The gender pay gap is real, and it’s worse for older workers than younger ones. That’s the message behind a set of figures that map the average differences between what men and women earn throughout their careers.
-
There is an enormous gender wage gap in the U.S. for workers at every stage in their careers.
-
The problem gets worse as people get older, increasing from $2,000 when people start working to $16,000 when they get ready to retire.
-
The wage gap accelerates for workers in their 30s and 40s, suggesting that choices around having children play a role in widening gender pay disparities.

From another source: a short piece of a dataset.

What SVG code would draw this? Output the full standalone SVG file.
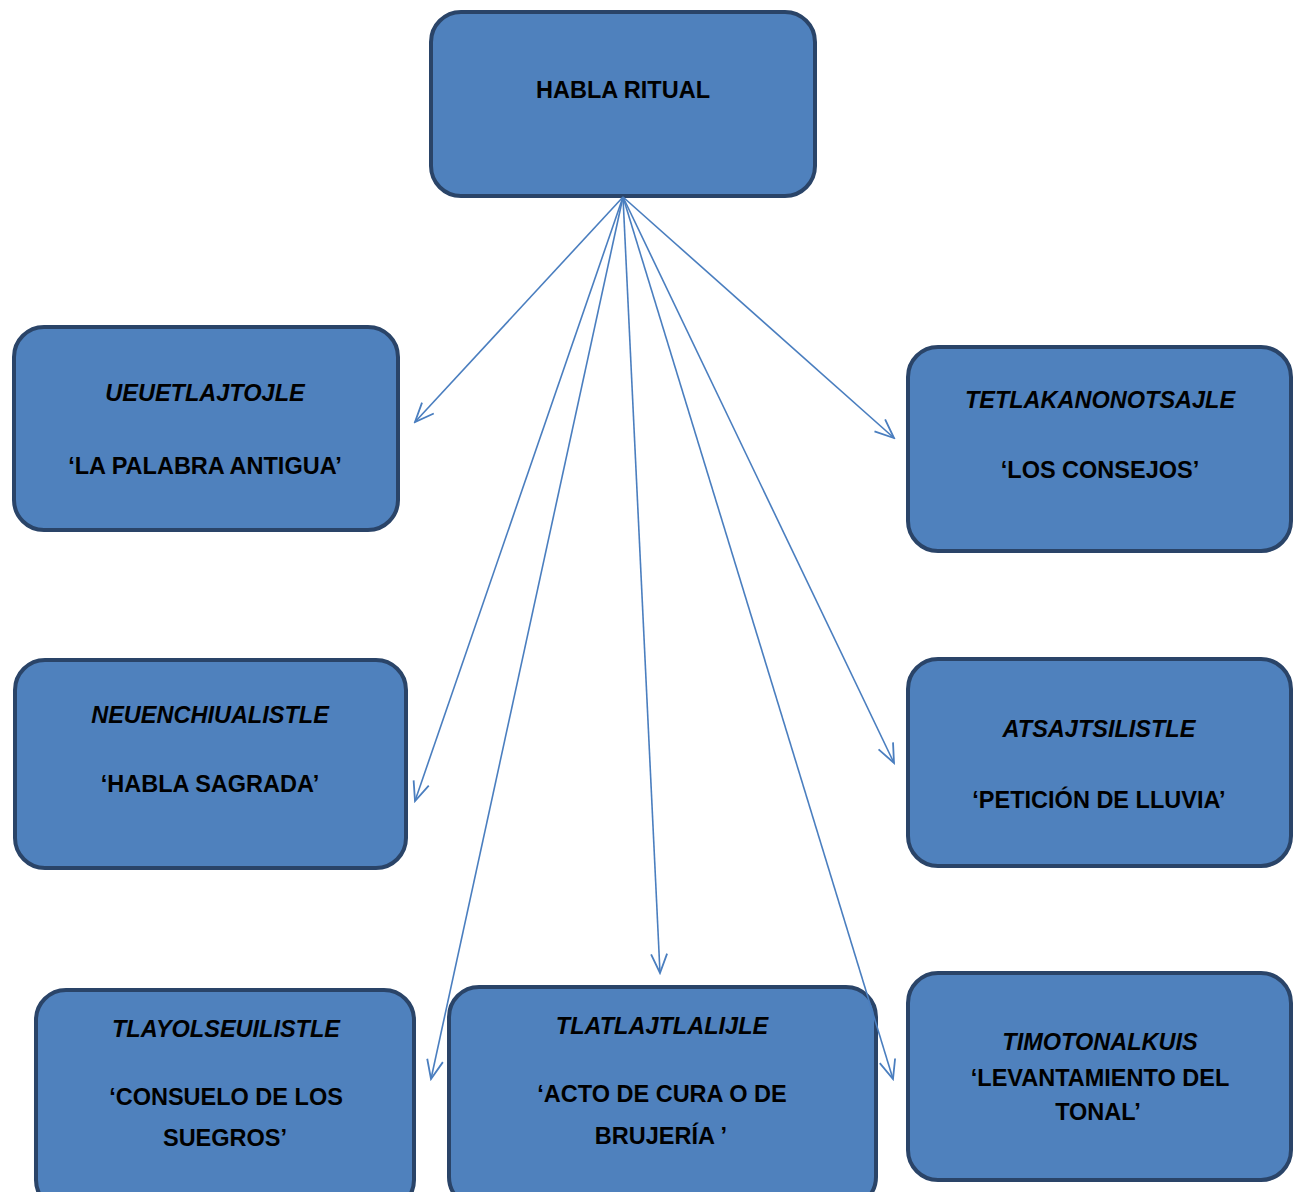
<svg xmlns="http://www.w3.org/2000/svg" width="1294" height="1192" viewBox="0 0 1294 1192">
<style>
  .box { fill: #4F81BD; stroke: #2A4468; stroke-width: 4; }
  text { font-family: "Liberation Sans", Arial, sans-serif; font-weight: bold; font-size: 23.5px; fill: #000; text-anchor: middle; }
  .it { font-style: italic; }
  .conn { stroke: #4A7EBF; stroke-width: 1.6; fill: none; marker-end: url(#arr); }
</style>
<defs>
  <marker id="arr" markerUnits="userSpaceOnUse" viewBox="0 0 22 22" refX="20" refY="11" markerWidth="22" markerHeight="22" orient="auto">
    <path d="M1,3 L20,11 L1,19" fill="none" stroke="#4A7EBF" stroke-width="1.8"/>
  </marker>
</defs>
<rect width="1294" height="1192" fill="#fff"/>

<g id="habla-ritual">
  <rect class="box" x="431" y="12" width="384" height="184" rx="30"/>
  <text x="623" y="98">HABLA RITUAL</text>
</g>
<g id="ueuetlajtojle">
  <rect class="box" x="14" y="327" width="384" height="203" rx="30"/>
  <text class="it" x="205" y="401">UEUETLAJTOJLE</text>
  <text x="205" y="474">‘LA PALABRA ANTIGUA’</text>
</g>
<g id="tetlakanonotsajle">
  <rect class="box" x="908" y="347" width="383" height="204" rx="30"/>
  <text class="it" x="1100" y="408">TETLAKANONOTSAJLE</text>
  <text x="1100" y="478">‘LOS CONSEJOS’</text>
</g>
<g id="neuenchiualistle">
  <rect class="box" x="15" y="660" width="391" height="208" rx="30"/>
  <text class="it" x="210" y="723">NEUENCHIUALISTLE</text>
  <text x="210" y="792">‘HABLA SAGRADA’</text>
</g>
<g id="atsajtsilistle">
  <rect class="box" x="908" y="659" width="383" height="207" rx="30"/>
  <text class="it" x="1099" y="737">ATSAJTSILISTLE</text>
  <text x="1099" y="808">‘PETICIÓN DE LLUVIA’</text>
</g>
<g id="tlayolseuilistle">
  <rect class="box" x="36" y="990" width="378" height="220" rx="30"/>
  <text class="it" x="226" y="1037">TLAYOLSEUILISTLE</text>
  <text x="226" y="1105">‘CONSUELO DE LOS</text>
  <text x="225" y="1146">SUEGROS’</text>
</g>
<g id="tlatlajtlalijle">
  <rect class="box" x="449" y="987" width="427" height="220" rx="30"/>
  <text class="it" x="662" y="1034">TLATLAJTLALIJLE</text>
  <text x="662" y="1102">‘ACTO DE CURA O DE</text>
  <text x="661" y="1144">BRUJERÍA ’</text>
</g>
<g id="timotonalkuis">
  <rect class="box" x="908" y="973" width="383" height="207" rx="30"/>
  <text class="it" x="1100" y="1050">TIMOTONALKUIS</text>
  <text x="1100" y="1086">‘LEVANTAMIENTO DEL</text>
  <text x="1098" y="1120">TONAL’</text>
</g>

<g id="connectors">
  <line class="conn" x1="623" y1="197" x2="415" y2="422"/>
  <line class="conn" x1="623" y1="197" x2="415" y2="801"/>
  <line class="conn" x1="623" y1="197" x2="431" y2="1079"/>
  <line class="conn" x1="623" y1="197" x2="660" y2="973"/>
  <line class="conn" x1="623" y1="197" x2="893" y2="1079"/>
  <line class="conn" x1="623" y1="197" x2="894" y2="438"/>
  <line class="conn" x1="623" y1="197" x2="894" y2="763"/>
</g>
</svg>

Inc. originally gathered the data from IPUMS USA, a research organization that collects and preserves U.S. Census data for the public. The underlying data for our visual comes from the 2017 American Community Survey, which is an annual survey that the Census performs between the decennial survey. These figures provide a deeper look at gender pay disparities than what we previously published, and they contain lots of insights about American workers.
First of all, a substantial gap exists for people no matter how old they are. It’s there when people first join the workforce, and it persists until retirement. The fact is that women make less than men from the very start. The initial difference for 18-year-old men and women is $2,000. That’s a lot of money to teenagers, and it’s a gap of more than 10%. To put that another way, a woman would have to work an additional 5.7 weeks each year just to take home as much money as men.
The gap starts out enormous, but it stays relatively stable in the earliest decades of a worker’s career. As both men and women gain more experience and advance in their careers, they both earn more money than before. Expressed as a percentage of income, it stays around 10 or 11% even as it grows in overall terms from $2,000 to $5,000 by age 30.
And then the wage gap explodes as workers advance into their 30s and start to settle down in their careers. Just as Americans get married, buy homes and start families, men start earning even more than women. The gap reaches its height at $16,100 at age 56, which comes out to a 25% premium.
Lots of people deny the gender pay gap exists. And even if it does exist, they argue it’s entirely explainable by choices related to career paths, or perhaps parenting preferences are to blame. After all, our visualization indicates how the gap expands just when people start families.
But that’s only looking at part of the picture. There’s a deeper dynamic going on than differences in parenting choices and career outcomes. The proof is that women never catch back up to men, even in their late 50s and early 60s. And more to the point, the wage gap exists long before most workers have children in the first place. The wage gap should be called exactly what these numbers suggest. It’s discrimination.